**DATA BLOCK**
>> start
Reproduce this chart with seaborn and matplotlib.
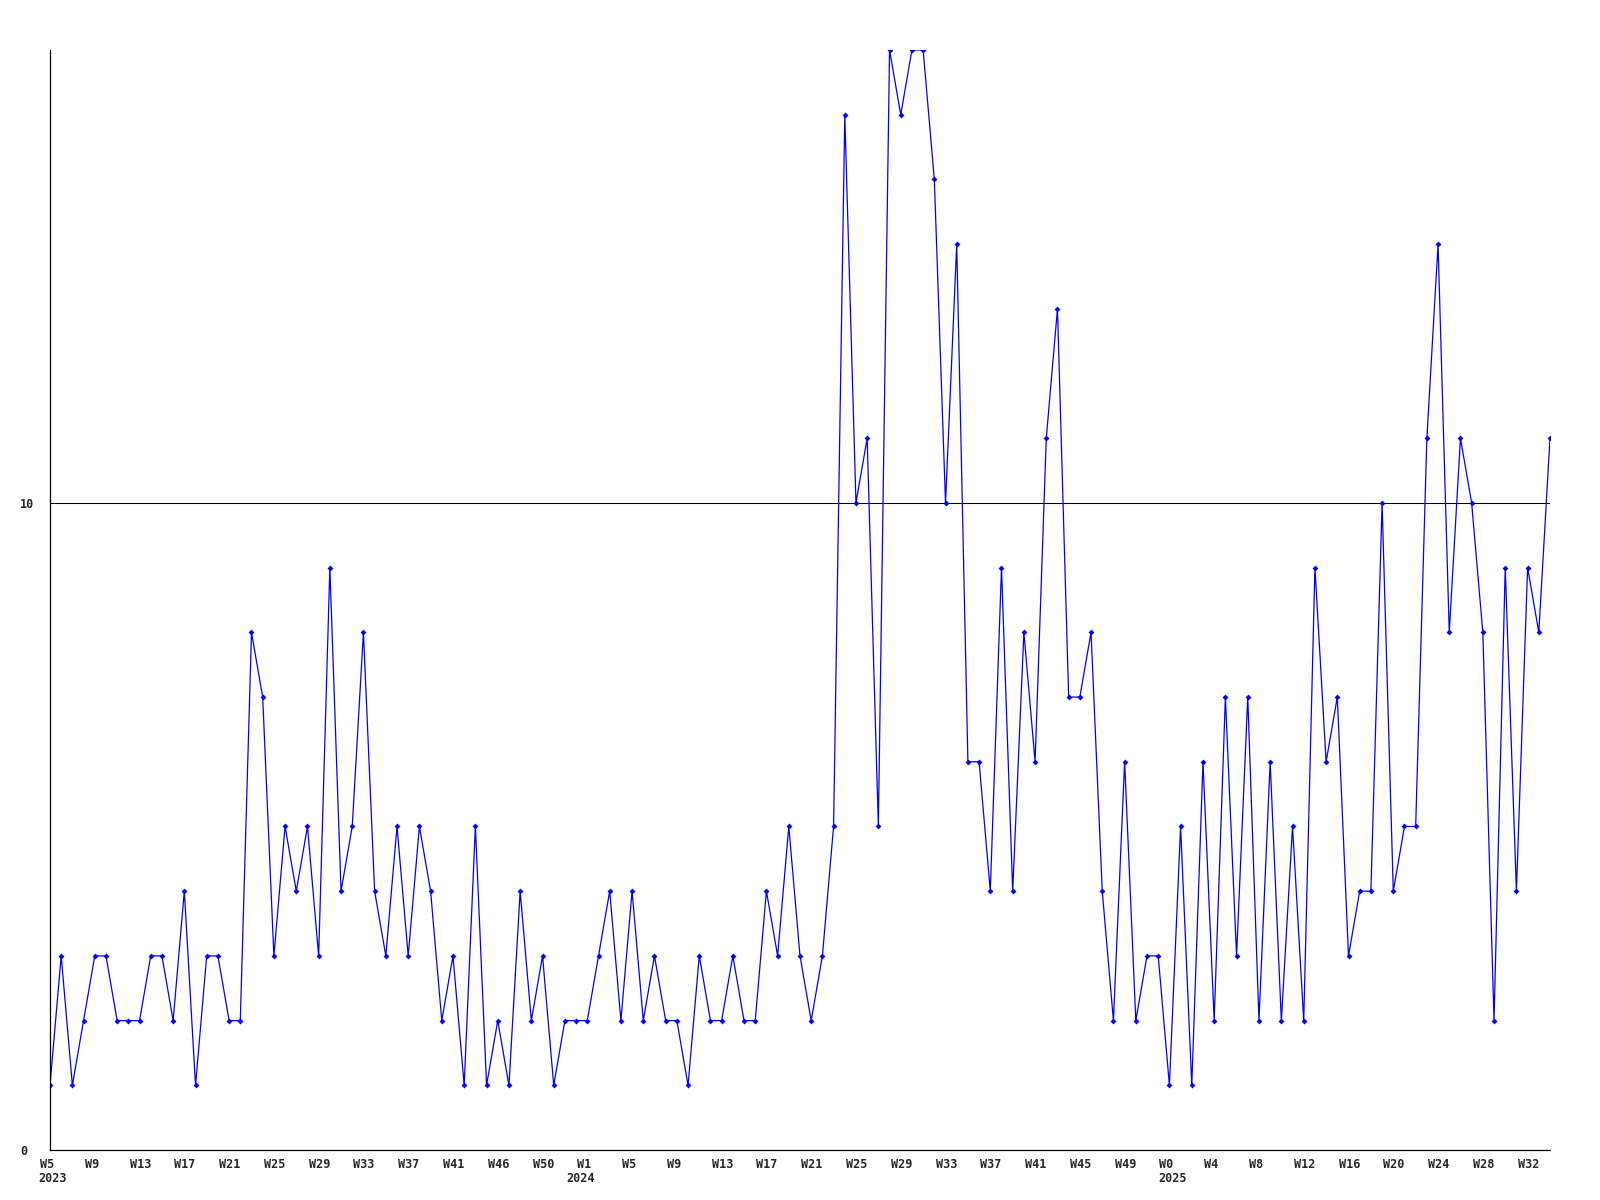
import numpy as np
import pandas as pd
import matplotlib
matplotlib.use('Agg')
import matplotlib.pyplot as plt
import matplotlib.transforms as mtransforms
import seaborn as sb

# weekly counts, W5 2023 .. W34 2025
counts = [1, 3, 1, 2, 3, 3, 2, 2, 2, 3,
          3, 2, 4, 1, 3, 3, 2, 2, 8, 7,
          3, 5, 4, 5, 3, 9, 4, 5, 8, 4,
          3, 5, 3, 5, 4, 2, 3, 1, 5, 1,
          2, 1, 4, 2, 3, 1, 2, 2, 2, 3,
          4, 2, 4, 2, 3, 2, 2, 1, 3, 2,
          2, 3, 2, 2, 4, 3, 5, 3, 2, 3,
          5, 16, 10, 11, 5, 17, 16, 17, 17, 15,
          10, 14, 6, 6, 4, 9, 4, 8, 6, 11,
          13, 7, 7, 8, 4, 2, 6, 2, 3, 3,
          1, 5, 1, 6, 2, 7, 3, 7, 2, 6,
          2, 5, 2, 9, 6, 7, 3, 4, 4, 10,
          4, 5, 5, 11, 14, 8, 11, 10, 8, 2,
          9, 4, 9, 8, 11]

week_labels = ['W5', 'W9', 'W13', 'W17', 'W21', 'W25', 'W29', 'W33', 'W37', 'W41', 'W46', 'W50',
               'W1', 'W5', 'W9', 'W13', 'W17', 'W21', 'W25', 'W29', 'W33', 'W37', 'W41', 'W45', 'W49',
               'W0', 'W4', 'W8', 'W12', 'W16', 'W20', 'W24', 'W28', 'W32']
year_labels = {0: '2023', 12: '2024', 25: '2025'}

y_ticks = [0, 10]

df = pd.DataFrame({'week': np.arange(len(counts)), 'count': counts})

sb.set_theme(style='white')
plt.rcParams['font.family'] = ['DejaVu Sans Mono', 'DejaVu Sans']

fig = plt.figure(figsize=(16, 12), dpi=100)
ax = fig.add_axes([50 / 1600, 50 / 1200, 1500 / 1600, 1100 / 1200])

sb.lineplot(data=df, x='week', y='count', ax=ax, color='#0000ff', linewidth=0.9,
            marker='D', markersize=3, markeredgewidth=0, markerfacecolor='#0000ff')

# labels every 4 weeks
tick_pos = np.arange(len(week_labels)) * 4
ax.set_xticks(tick_pos)
ax.set_xticklabels(week_labels, ha='left', fontsize=8.5, fontweight='bold')
ax.set_yticks(y_ticks)
ax.set_yticklabels([str(v) for v in y_ticks], ha='left', fontsize=8.5, fontweight='bold')
ax.tick_params(axis='x', length=0, pad=6)
ax.tick_params(axis='y', length=0, pad=21.6)

ax.set_xlim(0, len(counts) - 1)
ax.set_ylim(0, 17)

# week labels start ~10px left of their point
shift = mtransforms.ScaledTranslation(-0.10, 0, fig.dpi_scale_trans)
for lbl in ax.get_xticklabels():
    lbl.set_transform(lbl.get_transform() + shift)

# year under the first week of each year
for k, year in year_labels.items():
    dx = -15.1 if year == '2024' else -8.2
    ax.annotate(year, xy=(tick_pos[k], 0), xycoords=('data', 'axes fraction'),
                xytext=(dx, -15.5), textcoords='offset points',
                ha='left', va='top', fontsize=8.5, fontweight='bold', annotation_clip=False)

ax.yaxis.grid(True, color='black', linewidth=0.75)
ax.xaxis.grid(False)
ax.set_axisbelow(True)

for side in ['top', 'right']:
    ax.spines[side].set_visible(False)
for side in ['left', 'bottom']:
    ax.spines[side].set_color('black')
    ax.spines[side].set_linewidth(0.9)

ax.set_xlabel('')
ax.set_ylabel('')

fig.savefig('out.png', dpi=100)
>> end
**SHORT EXERCISE**
Looking at the listing above, count the lines that contain "matplotlib" and give nothing but the number.

**FINAL RESULT**
5